Rumsfeld appears to believe that mostly what he did as George W. Bush’s secretary of defense — and almost certainly one of the puppeteers of Bush’s presidency — came down to writing a lot of memos: “There have to be millions,” he says. One of those memos? Something something something oust Saddam Hussein… in July 2001. In case you were in any doubt that 9/11 was but a pretext for an American invasion of a sovereign nation that had nothing to do with that attack, Morris makes it perfectly plain here.
Morris just generally nails Rumsfeld as a liar, an incompetent, a dolt, a monster, or all of the above, just by letting him display his cocksure confidence as he comfortably reveals the most outrageous things.
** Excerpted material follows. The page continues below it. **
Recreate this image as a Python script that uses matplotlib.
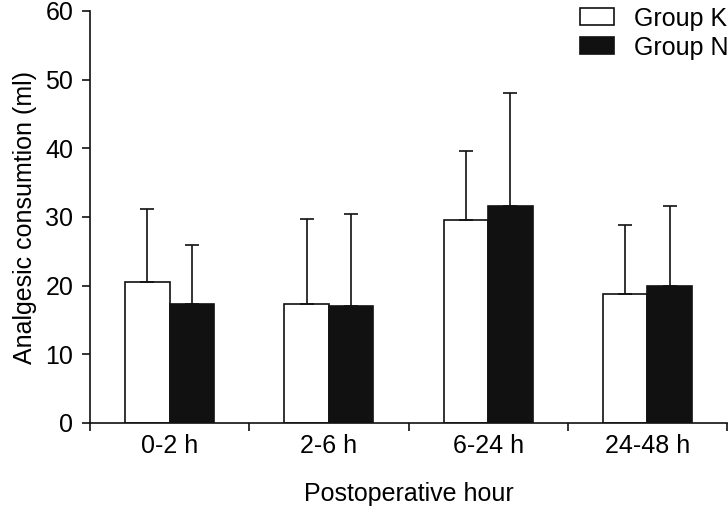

Like how he never read those infamous memos offering legal justifications for the torture of inmates at Guantanamo Bay. (Morris’s incredulous “Really?!” is brilliant. I’ve never seen any other journalist confront Rumsfeld like this… and it does not perturb Rumsfeld at all.) Anyway, no one was waterboarded at Guantanamo, so everything there was awesome. Rumsfeld’s explanations of how torture isn’t torture are, well, pretty tortured. His “unknown unknowns,” the things we don’t know that we don’t know when it comes to foreign policy and an enemy’s — or potential enemy’s — plans, capabilities, and actions is a legitimate notion, however inelegantly Rumsfeld described it. But he uses this concept to justify anything and everything. Perhaps it sounds to a sociopathic mind like something that will inspire enough fear in us muggles to give over our approval of drastic action that would otherwise be too appalling to consider. (And maybe it worked.)
Oh, and in case you forgot, Morris reminds us that Rumsfeld was also a player in the Nixon and Ford White Houses, and was also secretary of defense during the height of the Vietnam War. He arranged that infamous evacuation by helicopter of Saigon. You’d think he might have learned a lesson from this.
Alas, no. This is a chilling portrait of a man who has wielded the imperialistic military power of the United States like he was playing Risk, and has presided over perhaps the two most ill-fated military adventures in U.S. history. And he appears to have no regrets. “Some things work out,” Rumsfeld says with a shrug. “Some things don’t.” Cue the shit-eating grin.